Take, for example, a search for "sears kenmore white refrigerator" in Google: http://www.google.com/search?q=sears+kenmore+white+refrigerator&ie=utf-8&oe=utf-8&aq=t&rls=org.mozilla:en-US:official&client=firefox-a.
Notice the top hit? The URL is http://www.sears.com/shc/s/p_10153_12605_04665802000P , and yet Google replaces the lousy URL with www.sears.com › Refrigerators › Top Freezers. (Granted, 2 results down is the true URL.)
If your goal for SEO is optimized organic relevance, then I would wholeheartedly recommend generating either key/value pairs in the URL, like www.sears.com/category/refrigerators/company/kenmore (meh), or phrase-like URLs like www.sears.com/kenmore/refrigerators/modelNumber. You want to align your URLs with the user's search terms and phrases to maximize your effort.
In the end, if you offer valuable content and you structure your content and site properly, the search engines will accurately gather it. You just need to help them realize how specific and authoritative your content is. :)
Generally the less navigation to reach content the better. But with a logical breadcrumb strategy and well thought out deep linking the excess of directory depth can be managed and not hurt seo and the visibility in search.

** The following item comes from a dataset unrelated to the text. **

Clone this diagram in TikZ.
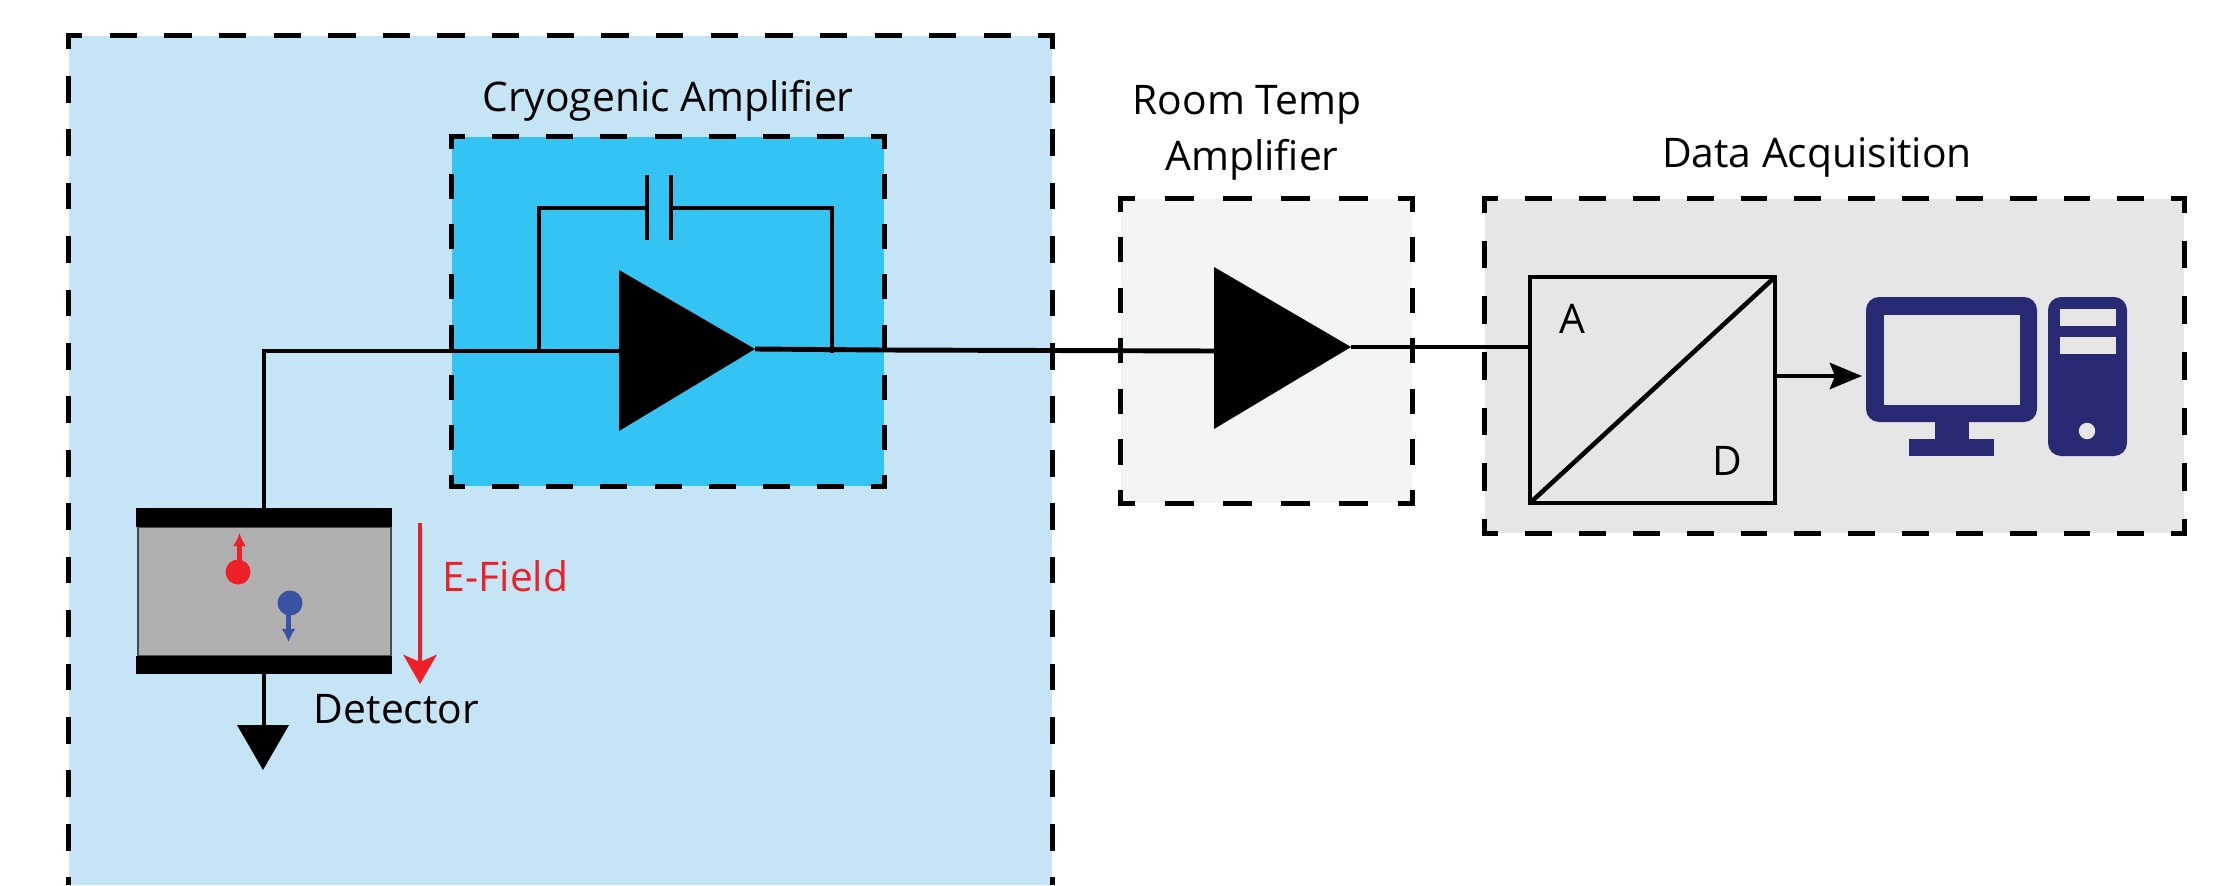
\documentclass[tikz,border=0pt]{standalone}
\usepackage{fontspec}
\setmainfont{Open Sans}
\usetikzlibrary{arrows.meta}
\definecolor{cryobg}{HTML}{C5E5F7}
\definecolor{cryobox}{HTML}{33C4F4}
\definecolor{roombox}{HTML}{F3F4F6}
\definecolor{daqbox}{HTML}{E6E6E6}
\definecolor{detgray}{HTML}{B0B0B0}
\definecolor{pcblue}{HTML}{282A73}
\definecolor{efred}{HTML}{EE2027}
\definecolor{holeblue}{HTML}{3953A4}
\tikzset{
  dashedge/.style 2 args={line width=1.4pt,dash pattern=on #1 off #1,dash phase=#2},
  solidbox/.style={inner sep=0pt,outer sep=0pt},
  wire/.style={line width=1.4pt},
  label/.style={anchor=base,font=\fontsize{11.6pt}{14pt}\selectfont,inner sep=0pt}
}
\newcommand{\dashcorner}[1]{\fill ([shift={(-0.7pt,-0.7pt)}]#1) rectangle ++(1.4pt,1.4pt);}
\newcommand{\dashrect}[5]{
\draw[dashedge={#2}{#3}] (#1.north west) -- (#1.north east);
\draw[dashedge={#2}{#3}] (#1.south west) -- (#1.south east);
\draw[dashedge={#4}{#5}] (#1.north west) -- (#1.south west);
\draw[dashedge={#4}{#5}] (#1.north east) -- (#1.south east);
\foreach \c in {north west,north east,south west,south east} {\dashcorner{#1.\c}}
}
\begin{document}
\begin{tikzpicture}[x=0.01cm,y=-0.01cm]
\useasboundingbox (0,0) rectangle (2228,885);
\node at (560.5,460.5) [solidbox,fill=cryobg,minimum width=9.83cm,minimum height=8.49cm] (outer) {};
\draw[dashedge={0.273cm}{0.1365cm}] (outer.north west) -- (outer.north east);
\draw[dashedge={0.267cm}{0.1335cm}] (outer.north west) -- (outer.south west);
\draw[dashedge={0.267cm}{0.1335cm}] (outer.north east) -- (outer.south east);
\dashcorner{outer.north west}
\dashcorner{outer.north east}

\node at (668,311.5) [solidbox,fill=cryobox,minimum width=4.32cm,minimum height=3.49cm] (cryo) {};
\dashrect{cryo}{0.27cm}{0.135cm}{0.25cm}{0.125cm}
\node at (1266.5,351) [solidbox,fill=roombox,minimum width=2.91cm,minimum height=3.04cm] (room) {};
\dashrect{room}{0.291cm}{0.1455cm}{0.253cm}{0.1265cm}
\node at (1834.5,366) [solidbox,fill=daqbox,minimum width=6.99cm,minimum height=3.34cm] (daq) {};
\dashrect{daq}{0.269cm}{0.1345cm}{0.278cm}{0.139cm}

\node at (668,112) [label] (cryolabel) {Cryogenic Amplifier};
\node at (1247,115) [label] (roomlabel) {Room Temp};
\node at (1252,170) [label] (amplabel) {Amplifier};
\node at (1817,168) [label] (daqlabel) {Data Acquisition};

\coordinate (ampin) at (619,351);
\coordinate (ampout) at (755,349);
\coordinate (rampin) at (1214,351);
\coordinate (rampout) at (1351,347);
\fill (619,270) -- (ampout) -- (619,431) -- cycle;
\fill (1214,267) -- (rampout) -- (1214,429) -- cycle;

\node at (264.5,591.5) [solidbox,draw=black!70,line width=0.5pt,fill=detgray,minimum width=2.53cm,minimum height=1.29cm] (detbody) {};
\node at (264,517.5) [solidbox,fill=black,minimum width=2.56cm,minimum height=0.19cm] (platetop) {};
\node at (264,665) [solidbox,fill=black,minimum width=2.56cm,minimum height=0.18cm] (platebot) {};

\coordinate (feedin) at (539,351);
\coordinate (feedout) at (832,353);
\coordinate (capa) at (647,208);
\coordinate (capb) at (671,208);
\draw[wire] (platetop.north) |- (ampin);
\draw[wire] (feedin) |- (capa);
\draw[wire] (capb) -| (feedout);
\draw[wire] (647,175) -- (647,240);
\draw[wire] (671,175) -- (671,240);
\draw[wire] (ampout) -- (884,350) -- (rampin);

\coordinate (gnd) at (264,725);
\draw[wire] (platebot.south) -- (gnd);
\fill (237,725) -- (289,725) -- (263,770) -- cycle;

\fill[efred] (238,572) circle (12.5);
\draw[efred,line width=1.4pt,-{Latex[length=0.13cm,width=0.13cm]}] (239.5,561) -- (239.5,533);
\fill[holeblue] (290,603) circle (12.5);
\draw[holeblue,line width=1.4pt,-{Latex[length=0.13cm,width=0.14cm]}] (288.5,614) -- (288.5,642);

\coordinate (efieldtop) at (420,523);
\coordinate (efieldtip) at (420,684);
\draw[efred,line width=1.4pt,-{Stealth[length=0.29cm,width=0.33cm,inset=0.07cm]}] (efieldtop) -- (efieldtip);
\node at (505.5,591) [label,text=efred] (efield) {E-Field};
\node at (396.5,723) [label] (detlabel) {Detector};

\node at (1652.5,390) [solidbox,draw,line width=1.3pt,minimum width=2.45cm,minimum height=2.26cm] (adc) {};
\draw[line width=1.3pt] (adc.south west) -- (adc.north east);
\node at (1572,333) [label] (alabel) {A};
\node at (1727,475) [label] (dlabel) {D};
\draw[wire] (rampout) -- (1530,347);

\coordinate (adcout) at (1775,376);
\coordinate (pcin) at (1862,376);
\draw[wire,-{Stealth[length=0.32cm,width=0.26cm,inset=0.05cm]}] (adcout) -- (pcin);

\fill[pcblue,rounded corners=0.13cm] (1866,297) rectangle (2037,422);
\fill[daqbox] (1884,315) rectangle (2020,405);
\fill[pcblue] (1935,420) rectangle (1969,441);
\fill[pcblue] (1909,439) rectangle (1994,456);
\fill[pcblue,rounded corners=0.13cm] (2048,297) rectangle (2127,456);
\fill[daqbox] (2060,309) rectangle (2116,326);
\fill[daqbox] (2060,337) rectangle (2116,354);
\fill[daqbox] (2087,431) circle (8.2);
\end{tikzpicture}
\end{document}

Remember that Google is trying to return the most relevant link and the best user experience, so if your site has 3 urls coming up for the same search term and it take 2 or 3 exits to find the appropriate content, Google will read that as bad and start lowering all of your urls in SERPs.
You have to consider how visitors will find your content - not navigate it. Think content discovery and just navigation.
HTH
Flat or deeply nested really shouldn't affect the SEO. The key part is how those individual pages are linked to will determine how they get ranked. I did write some basic stuff on this years ago see here, but essentially if pages are not buried deeply within a site, i.e. it takes several clicks (or links from Google's perspective) then they should rank fairly much the same in either case. Google used to put a lot more weight on keywords in URL's but this has been scaled back in more recent algorithm changes. It helps to have keywords there, but its no longer the be-all and end-all.

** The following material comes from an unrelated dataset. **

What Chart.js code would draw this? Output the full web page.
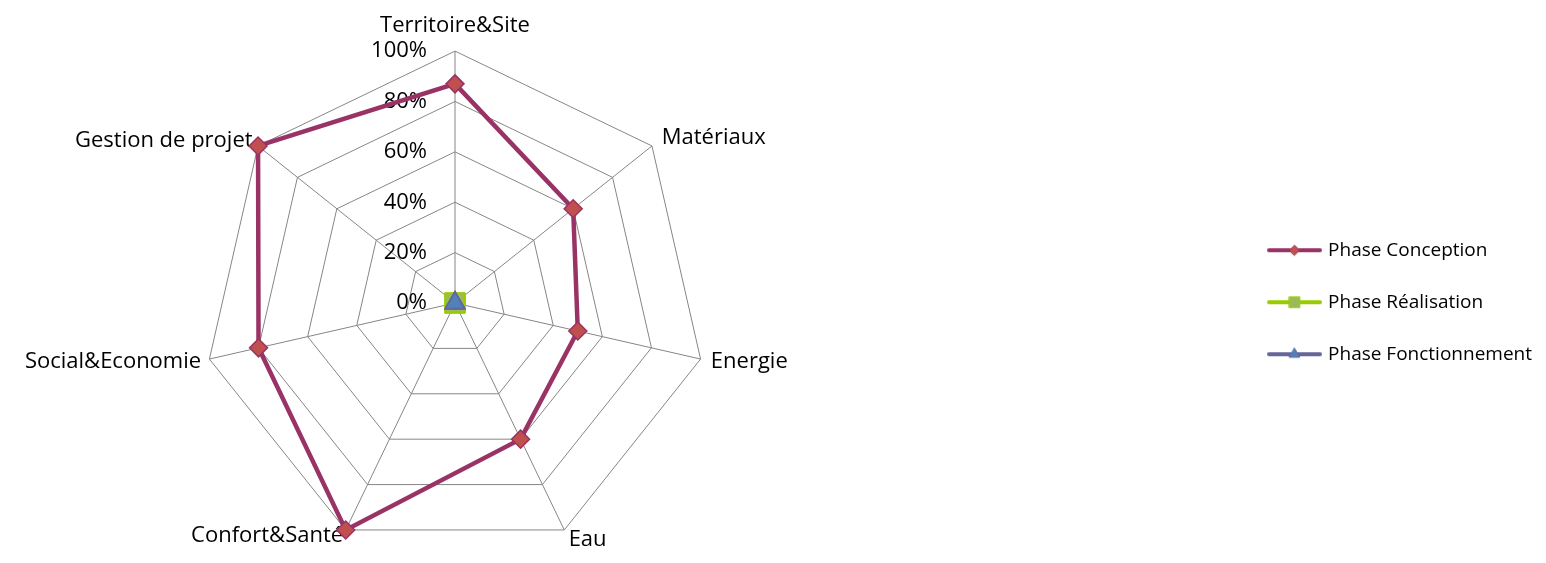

What you/they will need to consider are the following two important points:
1) How will the URL structure be perceived by the users of the site? Will they they be able to easily navigate the site and not have to rely on the URL structure in the address bar?
2) In making navigational changes such as this its vitally important to set-up redirects from old url's. Google, hates 404's and they should either put in 410 (Gone) HTTP responses for pages are no longer valid or 301 HTTP response for permanent redirects (with new url).
In making any large changes such as this you can save loads of time getting the site indexed successfully by utilising XML sitemaps and Google's webmaster console.